Não muito diferente do que se passou durante a temporada no seu rival na decisão, mesmo que via roteiro bem outro, típico de um Chelsea que muda de técnicos sem dó e cresceu ao longo da temporada com os ajustes feitos pelo alemão Thomas Tuchel. Ele desembarcou nos Blues em janeiro para substituir o ídolo Frank Lampard, maior artilheiro da história do clube e que não conseguira ajustar a equipe como se esperava, mesmo depois de uma série de caras contratações realizadas.
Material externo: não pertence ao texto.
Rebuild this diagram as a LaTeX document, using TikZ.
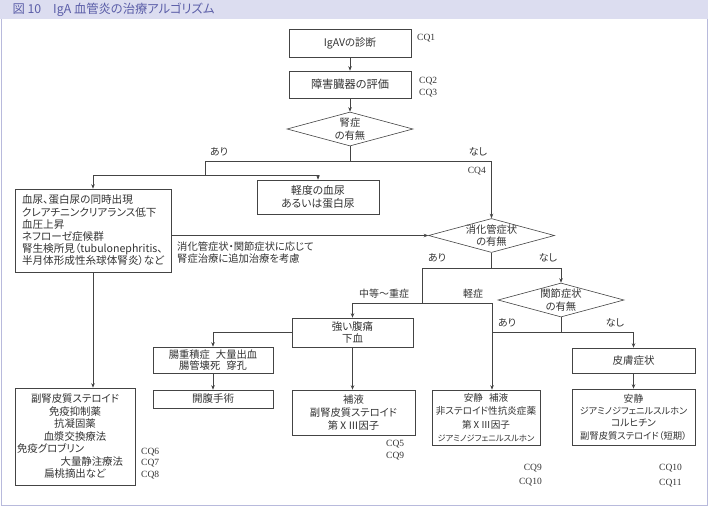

Se com o inglês os Blues tinham na defesa seu ponto nevrálgico desde a temporada anterior, com o comandante recém-saído do Paris Saint-Germain, que por sinal levou à final da Champions League passada, isso mudou. O germânico ajustou a defesa e a partir daí elevou o desempenho dos demais setores de um Chelsea competitivo e que desde a saída de Hazard para o Real Madrid não mais se apoia tanto no individualismo.
É jogo coletivo com três zagueiros, atacantes velozes e capacidade de alterna momentos nos quais o time se fecha com outros em que são vistos agredindo o adversário em seu campo na busca pela recuperação da posse. O Real Madrid sentiu isso nas semifinais, quando sucumbiu aos londrinos. E assim deverá ser na partida decisiva, em Portugal, quando os finalistas estarão frente a frente com o troféu a separá-los.
Mas como? Manchester City ocupando o campo de ataque e preservando a posse, Chelsea alternando entre momentos nos quais se fechará em sua metade de cancha para atrair o oponente, com aqueles nos quais a marcação subirá para causar desconforto e tentar tomar bola para rápida definição por intermédio de seus mais ágeis homens de frente. E não faltam nomes assim, como:
- Timo Werner
- Pulisic
- Mount
- Ziyech
- Kai Havertz.
Os Citizens terão em De Bruyne a estrela de talento mais destacada entre os 22 atletas. Mas até ele sabe jogar coletivamente. É o homem das assistências, foram 47 nas três últimas temporadas da Premier League, excluída a de 2018/2019, quando, lesionado, mal atuou. Duelo de talentos calçados no que é, cada vez mais o futebol jogado em alto nível: um esporte onde a união faz a força e quem tenta resolver sozinho fica cada vez mais isolado.